- Tipchenitsa Location of Tipchenitsa
- Coordinates: 43°04′N 23°43′E﻿ / ﻿43.067°N 23.717°E
- Country: Bulgaria
- Provinces (Oblast): Vratsa Province

Government
- • Mayor: Georgi Georgiev
- Elevation: 436 m (1,430 ft)

Population
- • Total: 437
- Time zone: UTC+2 (EET)
- • Summer (DST): UTC+3 (EEST)
- Postal Code: 3164
- Area code: 09124

= Tipchenitsa =

Tipchenitsa (Типченица) is a village located in Mezdra Municipality, Part of Bulgaria's Vratsa Province.
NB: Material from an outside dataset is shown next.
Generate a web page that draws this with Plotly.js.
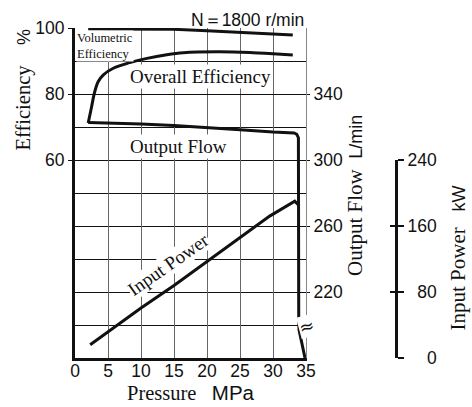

It is located approximately 16 kilometers (10 miles) from the municipal town of Mezdra and 100 (62 miles) km from the Bulgarian capital Sofia.

==Geography==
The village of Tipchenitsa is located in a mountain area at the Western part of Balkan Mountains.

==Climate==
The climate is humid continental, similar to that of Sofia. The average annual temperature is about 11 °C (52 °F).

==Population==
According to the 2011 census, the village has a population of 437 people, most of whom are ethnic Bulgarians. There is a small Roma Gypsy community.

==Tourism==
The village is located in a rural region and there are not many attractions. The area is good for hiking with its nice flora and fauna. There is only one hotel in Tipchenitsa - a small family owned 3 star place located in the building of the old school.